Revenue per employee: The people metric making it into executive conversations

Revenue per employee has the attention of senior leadership as one of a number of key metrics for SaaS startups. It provides a direct link to productivity— measuring how efficient the business is at bringing its product to market. Although it is a lagging indicator of success, its trend and next twelve-months forecast can help support decision making that fuels your growth appetite and hunger to double down on a plan.”

—Robert Bromage, CEO of IntelliHR  

A 2007 McKinsey article pointed to the gap in financial reporting: “Companies focus far too much on measuring returns on invested capital rather than on measuring the contributions made by their talented people.” This doesn’t account for the true engines of growth for enterprise SaaS companies today: “the knowledge, relationships, reputations and other intangibles created by talented people and represented by investments in such activities as R&D, marketing and training.”

What is revenue per employee?

Revenue per employee is a productivity metric. It tells you how each additional hire or existing employee adds to your top line. New hires fuel growth, even if this growth lags a bit as they ramp up their productivity. As employees gain experience in the business, their contribution value incrementally increases (hopefully) or at least remains constant. 

Why measure revenue per employee?

Looking at revenue per employee numbers, in combination with employee costs and tenure, provides visibility into the lifetime value of employees. In addition to the typical high-growth KPIs, a scaling business should understand how its employee productivity, costs and tenure numbers compare to other companies at a similar stage and to itself over time.

A scaling business should be able to answer these three questions at a moment’s notice.

  1. How much does it cost to find, train and keep an employee in our business?    
  2. How much do employees contribute to our top line?  
  3. How long do employees stay in our company?

Another interesting dimension of revenue per employee is its correlation with employee growth. There is almost a .975 correlation between revenue per employee and employee growth according to Bloom Street Ventures’ review of 77 publicly traded enterprise SaaS companies.   

How to calculate revenue per employee

Revenue per employee can be calculated in three ways, but option three is the most indicative of future growth.

Option 1: Total annual revenue / total employees as at December 31   

Option 2: Total December revenue x 12 / total employees as at December 31 

Option 3: Total December quarter revenue x 4 / total average employees December quarter

What’s a good revenue per employee score?

The ideal revenue per employee for enterprise SaaS companies is $120,000 per employee for companies under $20 million in revenue to $168,000 per employee for companies up to $100 million in revenue, according to a 2018 OpexEngine study. If you consider that the average tech salary is $100,000, twice the return is a good aspirational target as companies scale operationally.

In addition to external benchmarks, it is best practice for companies to compare their own numbers over a few years to see if their ratios are declining or improving. Using these numbers as learning moments can create value for the business.

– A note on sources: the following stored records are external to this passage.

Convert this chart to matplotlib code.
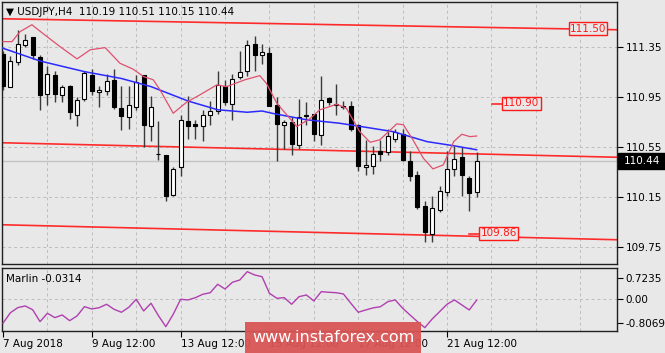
"""
plot.py
-------
USDJPY H4 candlestick chart with channel lines, two moving averages and a
Marlin oscillator sub-window (MT4 style screenshot).
"""

import matplotlib

matplotlib.use("Agg")
import matplotlib.pyplot as plt
from matplotlib.patches import Rectangle
import matplotlib.transforms as mtransforms

# --------------------------------------------------------------------------- #
# Data
# --------------------------------------------------------------------------- #
opens = [111.30, 111.03, 111.23, 111.37, 111.43, 111.27, 110.98, 111.13, 110.97, 111.04,
         110.81, 110.94, 111.13, 110.99, 111.00, 111.09, 110.86, 110.79, 110.87, 111.13,
         110.72, 110.50, 110.49, 110.17, 110.39, 110.76, 110.74, 110.72, 110.81, 110.84,
         111.04, 110.90, 111.11, 111.16, 111.38, 111.29, 111.30, 110.89, 110.73, 110.75,
         110.57, 110.81, 110.82, 110.65, 110.94, 110.89, 110.88, 110.88, 110.73, 110.39,
         110.40, 110.52, 110.51, 110.62, 110.66, 110.44, 110.33, 110.08, 109.86, 110.05,
         110.19, 110.38, 110.47, 110.30, 110.19]
highs = [111.32, 111.28, 111.49, 111.46, 111.43, 111.29, 111.20, 111.16, 111.05, 111.05,
         110.95, 111.16, 111.18, 111.04, 111.14, 111.18, 111.04, 111.04, 111.13, 111.13,
         110.96, 110.76, 110.49, 110.39, 110.81, 110.96, 110.77, 110.85, 110.92, 111.16,
         111.09, 111.14, 111.32, 111.41, 111.44, 111.38, 111.35, 110.95, 110.77, 110.79,
         110.94, 110.91, 110.82, 111.12, 110.95, 111.06, 110.92, 110.92, 110.74, 110.61,
         110.56, 110.61, 110.70, 110.70, 110.70, 110.52, 110.36, 110.12, 110.16, 110.24,
         110.52, 110.56, 110.55, 110.32, 110.51]
lows = [111.01, 111.03, 111.21, 111.35, 111.26, 110.85, 110.89, 110.91, 110.91, 110.78,
        110.72, 110.92, 110.97, 110.87, 110.97, 110.86, 110.69, 110.70, 110.85, 110.55,
        110.60, 110.45, 110.12, 110.16, 110.32, 110.62, 110.62, 110.60, 110.73, 110.82,
        110.89, 110.77, 111.10, 111.12, 111.16, 111.22, 110.88, 110.44, 110.54, 110.49,
        110.54, 110.73, 110.60, 110.57, 110.89, 110.81, 110.86, 110.68, 110.36, 110.33,
        110.34, 110.44, 110.49, 110.59, 110.44, 110.28, 110.06, 109.79, 109.79, 110.03,
        110.16, 110.32, 110.16, 110.04, 110.15]
closes = [111.04, 111.24, 111.38, 111.41, 111.29, 110.97, 111.14, 110.98, 111.03, 110.83,
          110.93, 111.14, 111.00, 111.01, 111.08, 110.87, 110.80, 110.89, 111.07, 110.73,
          110.87, 110.495, 110.16, 110.38, 110.77, 110.72, 110.72, 110.81, 110.84, 111.05,
          110.91, 111.10, 111.15, 111.37, 111.29, 111.31, 110.88, 110.74, 110.75, 110.58,
          110.79, 110.80, 110.66, 110.93, 110.91, 110.89, 110.875, 110.70, 110.40, 110.41,
          110.50, 110.50, 110.64, 110.67, 110.45, 110.32, 110.07, 109.87, 110.06, 110.20,
          110.38, 110.46, 110.33, 110.18, 110.44]

# slow moving average (blue), sampled at bar positions
ma_slow_bars = [-0.4, 5, 11, 16, 20, 25, 29, 33, 35, 36.5, 41, 45.5, 49, 52.7, 57.3, 60.8, 64]
ma_slow_vals = [111.35, 111.24, 111.155, 111.10, 111.035, 110.92, 110.85, 110.83, 110.84,
                110.82, 110.77, 110.742, 110.71, 110.675, 110.595, 110.563, 110.53]

# fast moving average (pink), sampled at bar positions
ma_fast_bars = [0, 1.2, 2.3, 3.9, 5.4, 7.7, 10, 11.8, 13.8, 15.8, 17.6, 19, 20.3, 21.2, 23,
                24.8, 26.6, 28.9, 30.2, 32.7, 34.7, 35.6, 37, 39.7, 41.5, 42.8, 45.1, 46.4,
                48.2, 49.6, 50.9, 52.1, 53.2, 54.1, 55.4, 56.8, 58.1, 59.5, 60.9, 62, 63.1, 64]
ma_fast_vals = [111.395, 111.395, 111.475, 111.53, 111.46, 111.355, 111.257, 111.33, 111.347,
                111.222, 111.174, 111.115, 111.09, 111.01, 110.822, 110.91, 110.969, 111.049,
                111.035, 111.09, 111.123, 111.06, 110.902, 110.715, 110.78, 110.849, 110.894,
                110.862, 110.675, 110.59, 110.609, 110.675, 110.737, 110.73, 110.609, 110.462,
                110.377, 110.409, 110.595, 110.654, 110.635, 110.64]

# Marlin oscillator, one value per bar
marlin = [-0.80, -0.45, -0.28, -0.225, -0.35, -0.75, -0.47, -0.617, -0.527, -0.718,
          -0.56, -0.248, -0.326, -0.282, -0.168, -0.336, -0.436, -0.268, 0.0, -0.393,
          -0.134, -0.55, -0.92, -0.503, 0.0, -0.023, 0.054, 0.168, 0.22, 0.503,
          0.345, 0.57, 0.648, 0.926, 0.815, 0.758, 0.2, 0.034, 0.054, -0.168,
          0.087, 0.144, -0.057, 0.255, 0.235, 0.22, 0.178, -0.134, -0.436, -0.36,
          -0.29, -0.25, -0.08, -0.023, -0.30, -0.527, -0.75, -0.953, -0.66, -0.416,
          -0.168, -0.023, -0.19, -0.359, -0.0314]

# channel lines: value at the left and right edge of the chart
channel_bars = [-0.14, 82.97]
channel_upper = [111.578, 111.49]
channel_mid = [110.586, 110.47]
channel_lower = [109.93, 109.81]

# price level labels
level_values = [111.50, 110.90, 109.86]
level_bars = [76.4, 67.4, 64.3]
level_texts = ["111.50", "110.90", "109.86"]

last_price = 110.44
price_ticks = [111.35, 110.95, 110.55, 110.15, 109.75]
marlin_ticks = [0.7235, 0.0, -0.8069]
marlin_tick_labels = ["0.7235", "0.00", "-0.8069"]
date_ticks = [0, 12, 24, 36, 48, 60]
date_labels = ["7 Aug 2018", "9 Aug 12:00", "13 Aug 12:00", "15 Aug 12:00",
               "17 Aug 12:00", "21 Aug 12:00"]

# --------------------------------------------------------------------------- #
# Style
# --------------------------------------------------------------------------- #
BG = "#e8e8e8"
GRID = dict(color="#bdbdbd", linestyle=(0, (3, 3)), linewidth=0.7)
FS = 7.5
W, H = 665, 353

plt.rcParams["font.family"] = ["DejaVu Sans"]
fig = plt.figure(figsize=(W / 100, H / 100), dpi=100, facecolor=BG)


def frame(left, top, right, bottom):
    """Axes rectangle from pixel edges."""
    return [left / W, 1 - bottom / H, (right - left) / W, (bottom - top) / H]


ax = fig.add_axes(frame(2, 2, 617, 264), facecolor=BG)
ax2 = fig.add_axes(frame(2, 268.3, 617, 331), facecolor=BG, sharex=ax)

xlim = (channel_bars[0], channel_bars[1])
grid_bars = list(range(6, 83, 6))

# --------------------------------------------------------------------------- #
# Main window
# --------------------------------------------------------------------------- #
for gb in grid_bars:
    ax.axvline(gb, zorder=0, **GRID)
for pt in price_ticks:
    ax.axhline(pt, zorder=0, **GRID)

ax.axhline(last_price, color="#c4c4c4", linewidth=1.0, zorder=1)

for vals in (channel_upper, channel_mid, channel_lower):
    ax.plot(channel_bars, vals, color="#ff2a2a", linewidth=1.2, zorder=2)

# candles
for i, (o, h, l, c) in enumerate(zip(opens, highs, lows, closes)):
    ax.vlines(i, l, h, color="#3a3a3a", linewidth=1.0, zorder=3)
    bottom = min(o, c)
    height = max(abs(c - o), 0.004)
    face = "black" if c < o else "white"
    ax.add_patch(Rectangle((i - 0.27, bottom), 0.54, height, facecolor=face,
                           edgecolor="black", linewidth=0.8, zorder=4))

ax.plot(ma_slow_bars, ma_slow_vals, color="#2a2aff", linewidth=1.1, zorder=5)
ax.plot(ma_fast_bars, ma_fast_vals, color="#e0506e", linewidth=0.9, zorder=5)

# level labels
for val, bar, txt in zip(level_values, level_bars, level_texts):
    if txt != "111.50":
        ax.plot([bar - 1.3, bar], [val, val], color="#ff2a2a", linewidth=1.2, zorder=2)
    ax.text(bar + 0.2, val, txt, color="#ff1a1a", fontsize=FS, ha="left", va="center",
            zorder=6, bbox=dict(boxstyle="square,pad=0.12", facecolor=BG,
                                edgecolor="#ff1a1a", linewidth=1.0))

ax.text(0.007, 0.962, "\u25bc USDJPY,H4  110.19 110.51 110.15 110.44", transform=ax.transAxes,
        fontsize=FS, ha="left", va="center", color="black")

ax.set_xlim(*xlim)
ax.set_ylim(109.616, 111.712)
ax.yaxis.tick_right()
ax.set_yticks(price_ticks)
ax.set_yticklabels([f"{p:.2f}" for p in price_ticks])
ax.tick_params(axis="y", direction="out", length=4, pad=2, labelsize=FS, width=0.8)
ax.tick_params(axis="x", length=0, labelbottom=False)

# current price box on the axis
trans = mtransforms.blended_transform_factory(ax.transAxes, ax.transData)
ax.add_patch(Rectangle((1.002, last_price - 0.06), 0.08, 0.12, transform=trans,
                       facecolor="black", edgecolor="black", clip_on=False, zorder=6))
ax.text(1.0105, last_price, "110.44", transform=trans, color="white", fontsize=FS,
        ha="left", va="center", clip_on=False, zorder=7)

# --------------------------------------------------------------------------- #
# Marlin window
# --------------------------------------------------------------------------- #
for gb in grid_bars:
    ax2.axvline(gb, zorder=0, **GRID)
ax2.axhline(0, zorder=0, **GRID)
ax2.plot(range(len(marlin)), marlin, color="#b040b0", linewidth=1.0, zorder=3)
ax2.text(0.0065, 0.83, "Marlin -0.0314", transform=ax2.transAxes, fontsize=FS,
         ha="left", va="center")

ax2.set_ylim(-1.065, 1.039)
ax2.yaxis.tick_right()
ax2.set_yticks(marlin_ticks)
ax2.set_yticklabels(marlin_tick_labels)
ax2.tick_params(axis="y", direction="out", length=4, pad=2, labelsize=FS, width=0.8)
ax2.set_xticks(date_ticks)
ax2.set_xticklabels(date_labels, ha="left")
ax2.tick_params(axis="x", direction="out", length=4, pad=2, labelsize=FS, width=0.8)

for a in (ax, ax2):
    for s in a.spines.values():
        s.set_color("#202020")
        s.set_linewidth(1.0)

# --------------------------------------------------------------------------- #
# Watermark
# --------------------------------------------------------------------------- #
fig.patches.append(Rectangle((245 / W, 0), 176 / W, 31.5 / H, transform=fig.transFigure,
                             facecolor="#d95555", edgecolor="none", alpha=0.95, zorder=10))
fig.text(333 / W, 15.5 / H, "www.instaforex.com", color="white", fontsize=11.5,
         ha="center", va="center", zorder=11)

fig.savefig("out.png", dpi=100, facecolor=BG)
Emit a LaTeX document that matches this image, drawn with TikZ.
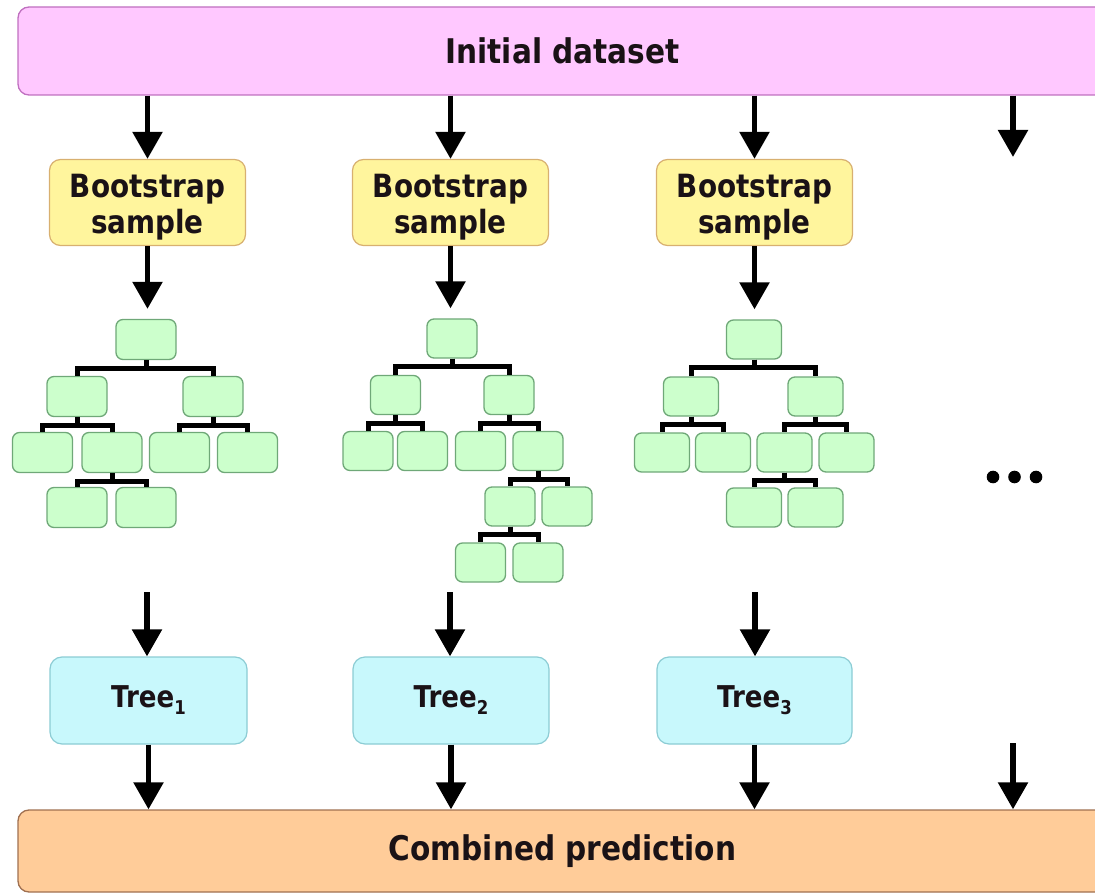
\documentclass[tikz,border=0pt]{standalone}
\usepackage{fontspec}
\newfontfamily\lab[FakeStretch=0.87]{DejaVu Sans Bold}
\usetikzlibrary{arrows.meta}

\definecolor{ink}{HTML}{1A1216}
\definecolor{pinkfill}{HTML}{FFC8FF}
\definecolor{pinkline}{HTML}{C070C0}
\definecolor{yelfill}{HTML}{FFF59D}
\definecolor{yelline}{HTML}{D8B070}
\definecolor{grnfill}{HTML}{CCFFCC}
\definecolor{grnline}{HTML}{6FA878}
\definecolor{cyanfill}{HTML}{C8F8FC}
\definecolor{cyanline}{HTML}{8CCCD4}
\definecolor{orgfill}{HTML}{FFCC99}
\definecolor{orgline}{HTML}{A07050}

% parent -> two children, drawn as an elbow bracket
\newcommand\treesplit[3]{%
  \draw[link] (#1.south) -- ++(0,8) -| (#2.north);
  \draw[link] (#1.south) -- ++(0,8) -| (#3.north);}
\newcommand\sub[1]{\raisebox{-7pt}{\fontsize{19}{19}\selectfont #1}}
\newcommand\bootlabel{\rule{0pt}{32pt}Bootstrap\\sample}

\begin{document}
\begin{tikzpicture}[x=1pt,y=-1pt,
  bar/.style={rounded corners=11pt, line width=1.3pt, minimum width=1089pt,
    inner sep=0pt, text=ink, font={\lab\fontsize{34}{40}\selectfont}},
  bootbox/.style={draw=yelline, fill=yelfill, rounded corners=11pt, line width=1.2pt,
    minimum width=196pt, minimum height=86pt, inner sep=0pt, align=center,
    text=ink, font={\lab\fontsize{32}{36}\selectfont}},
  treebox/.style={draw=cyanline, fill=cyanfill, rounded corners=12pt, line width=1.2pt,
    minimum height=87pt, inner sep=0pt, text=ink,
    font={\lab\fontsize{30}{34}\selectfont}},
  leaf/.style={draw=grnline, fill=grnfill, rounded corners=7pt, line width=1.3pt,
    inner sep=0pt},
  lA/.style={leaf, minimum width=60pt, minimum height=40pt},
  lB/.style={leaf, minimum width=50pt, minimum height=39pt},
  lC/.style={leaf, minimum width=55pt, minimum height=39pt},
  link/.style={line width=5pt, draw=black},
  arr/.style={line width=5.5pt, draw=black, -{Triangle[width=29pt,length=27pt]}},
  dot/.style={fill=black}
]
\useasboundingbox (0,0) rectangle (1095,893);
\clip (0,0) rectangle (1095,893);

% input and output bars
\node[bar, draw=pinkline, fill=pinkfill, minimum height=88pt] (top) at (562.5,51) {Initial dataset};
\node[bar, draw=orgline, fill=orgfill, minimum height=82pt] (bot) at (562.5,851) {Combined prediction};

% bootstrap samples
\node[bootbox] (bs1) at (147.5,202.5) {\bootlabel};
\node[bootbox] (bs2) at (450.5,202.5) {\bootlabel};
\node[bootbox] (bs3) at (754.5,202.5) {\bootlabel};

% fitted trees
\node[treebox, minimum width=197pt] (T1) at (148.5,700.5) {Tree\sub{1}};
\node[treebox, minimum width=196pt] (T2) at (451,700.5) {Tree\sub{2}};
\node[treebox, minimum width=195pt] (T3) at (754.5,700.5) {Tree\sub{3}};

% tree 1
\node[lA] (a0) at (146,339.5) {};
\node[lA] (a1) at (77,396.5) {};
\node[lA] (a2) at (213,396.5) {};
\node[lA] (a3) at (42.5,452.5) {};
\node[lA] (a4) at (112,452.5) {};
\node[lA] (a5) at (179.5,452.5) {};
\node[lA] (a6) at (247.5,452.5) {};
\node[lA] (a7) at (77,507.5) {};
\node[lA] (a8) at (146,507.5) {};
\treesplit{a0}{a1}{a2}
\treesplit{a1}{a3}{a4}
\treesplit{a2}{a5}{a6}
\treesplit{a4}{a7}{a8}

% tree 2
\node[lB] (b0) at (452,338.5) {};
\node[lB] (b1) at (395.5,395) {};
\node[lB] (b2) at (509,395) {};
\node[lB] (b3) at (368,451) {};
\node[lB] (b4) at (422.5,451) {};
\node[lB] (b5) at (480.5,451) {};
\node[lB] (b6) at (538,451) {};
\node[lB] (b7) at (510,506.5) {};
\node[lB] (b8) at (567,506.5) {};
\node[lB] (b9) at (480.5,562.5) {};
\node[lB] (b10) at (538,562.5) {};
\treesplit{b0}{b1}{b2}
\treesplit{b1}{b3}{b4}
\treesplit{b2}{b5}{b6}
\treesplit{b6}{b7}{b8}
\treesplit{b7}{b9}{b10}

% tree 3
\node[lC] (c0) at (754,339.5) {};
\node[lC] (c1) at (691,396.5) {};
\node[lC] (c2) at (815.5,396.5) {};
\node[lC] (c3) at (662,452.5) {};
\node[lC] (c4) at (723,452.5) {};
\node[lC] (c5) at (784.5,452.5) {};
\node[lC] (c6) at (846.5,452.5) {};
\node[lC] (c7) at (754,507.5) {};
\node[lC] (c8) at (815.5,507.5) {};
\treesplit{c0}{c1}{c2}
\treesplit{c1}{c3}{c4}
\treesplit{c2}{c5}{c6}
\treesplit{c5}{c7}{c8}

% flow arrows
\foreach \i/\r in {1/a0,2/b0,3/c0}{
  \draw[arr] (bs\i.north |- top.south) -- (bs\i.north);
  \draw[arr, shorten >=10pt] (bs\i.south) -- (bs\i.south |- \r.north);
  \draw[arr] (T\i.south) -- (T\i.south |- bot.north);
}
\coordinate (in1) at (147,592);
\coordinate (in2) at (450,592);
\coordinate (in3) at (755,592);
\foreach \i in {1,2,3}{
  \draw[arr] (in\i) -- (in\i |- T\i.north);
}

% further trees, elided
\coordinate (more) at (1013,157);
\coordinate (moreout) at (1013,743);
\draw[arr] (more |- top.south) -- (more);
\draw[arr] (moreout) -- (moreout |- bot.north);
\fill[dot] (993,477) circle (6.3);
\fill[dot] (1014.5,477) circle (6.3);
\fill[dot] (1036,477) circle (6.3);
\end{tikzpicture}
\end{document}
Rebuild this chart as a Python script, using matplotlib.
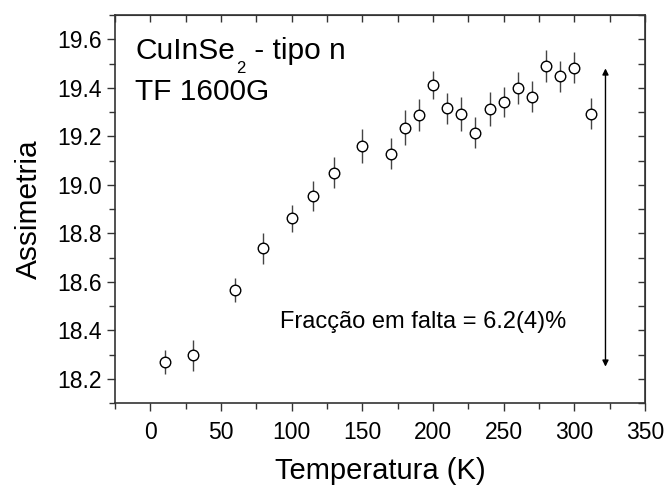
import numpy as np
import matplotlib.pyplot as plt
from matplotlib.ticker import MultipleLocator

plt.rcParams['font.family'] = ['Liberation Sans', 'DejaVu Sans']

# data
temp = [10, 30, 60, 80, 100, 115, 130, 150, 170, 180, 190, 200, 210, 220,
        230, 240, 250, 260, 270, 280, 290, 300, 312]
asym = [18.269, 18.296, 18.567, 18.738, 18.862, 18.954, 19.050, 19.161,
        19.129, 19.236, 19.287, 19.411, 19.315, 19.291, 19.214, 19.312,
        19.342, 19.400, 19.363, 19.490, 19.448, 19.483, 19.294]
err = [0.048, 0.064, 0.050, 0.064, 0.055, 0.062, 0.065, 0.070, 0.065,
       0.072, 0.066, 0.058, 0.065, 0.070, 0.064, 0.069, 0.062, 0.067,
       0.064, 0.064, 0.064, 0.065, 0.062]

# arrow for the missing fraction
arrow_x = 322
arrow_top = 19.48
arrow_bottom = 18.25

fig = plt.figure(figsize=(6.65, 4.87), dpi=100)
ax = fig.add_axes([0.173, 0.1725, 0.797, 0.7965])

gray = '#333333'
ax.errorbar(temp, asym, yerr=err, fmt='o', ms=7.6, mfc='white', mec='black',
            mew=1.0, ecolor='#444444', elinewidth=1.0, capsize=0, zorder=3)

ax.annotate('', xy=(arrow_x, arrow_bottom), xytext=(arrow_x, arrow_top),
            arrowprops=dict(arrowstyle='<|-|>', color='black', lw=1.0,
                            mutation_scale=9, shrinkA=0, shrinkB=0))

ax.text(92, 18.436, 'Fracção em falta = 6.2(4)%', fontsize=17, va='center')

# sample label, subscript sits below the baseline like in Origin
t1 = ax.text(0.038, 0.887, 'CuInSe', transform=ax.transAxes, fontsize=21.5,
             va='baseline')
t2 = ax.annotate('2', xy=(1, 0), xycoords=t1, xytext=(1, 3),
                 textcoords='offset points', fontsize=12, va='top')
ax.annotate(' - tipo n', xy=(1, 0), xycoords=(t2, t1), fontsize=21.5,
            va='bottom')
ax.text(0.038, 0.781, 'TF 1600G', transform=ax.transAxes, fontsize=21.5,
        va='baseline')

ax.set_xlim(-25, 350)
ax.set_ylim(18.1, 19.7)
ax.xaxis.set_major_locator(MultipleLocator(50))
ax.xaxis.set_minor_locator(MultipleLocator(25))
ax.yaxis.set_major_locator(MultipleLocator(0.2))
ax.yaxis.set_minor_locator(MultipleLocator(0.1))
ax.yaxis.set_major_formatter(plt.FormatStrFormatter('%.1f'))
ax.tick_params(which='major', direction='out', length=6, width=1,
               color=gray, labelsize=16.5)
ax.tick_params(axis='x', which='major', pad=7)
ax.tick_params(which='minor', direction='out', length=4, width=1, color=gray)
for s in ax.spines.values():
    s.set_color(gray)
    s.set_linewidth(1.2)

# top and right ticks point inwards
top = ax.secondary_xaxis('top')
top.xaxis.set_major_locator(MultipleLocator(50))
top.xaxis.set_minor_locator(MultipleLocator(25))
top.tick_params(which='both', direction='in', length=5, width=1, color=gray,
                labeltop=False)
top.spines['top'].set_color(gray)
right = ax.secondary_yaxis('right')
right.yaxis.set_major_locator(MultipleLocator(0.2))
right.yaxis.set_minor_locator(MultipleLocator(0.1))
right.tick_params(which='both', direction='in', length=5, width=1, color=gray,
                  labelright=False)
right.spines['right'].set_color(gray)

ax.set_xlabel('Temperatura (K)', fontsize=21, labelpad=9)
ax.set_ylabel('Assimetria', fontsize=21.5, labelpad=10)

fig.savefig('out.png', dpi=100)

So you want to improve your revenue per employee—what next?

As a scaling company, you rely on your key people assets to fuel your top-line growth. There are many opportunities during the employee lifecycle to maximize revenue per employee. Here are few questions to help you identify them.

  • Is every additional hire justified in terms of contribution to the top and bottom lines?
  • Are you searching and paying for the best quality hire that will make a contribution faster?
  • Are your high-performing or potential talent reaching their maximum output? This could be accelerated through mentoring or growth opportunities, for example.
  • Do you have the people, processes and tools in place to enable contribution at every stage of the employee lifecycle? For example, do you have sufficient training and one-on-one coaching to ramp up new employees’ productivity as quickly as possible and get beyond their break-even point?
  • Are you exiting underperforming talent at an early stage of their employment, even if they’re tenured? It’s important to catch any downward trend early, as it hurts the top and bottom lines, and creates an underperforming culture.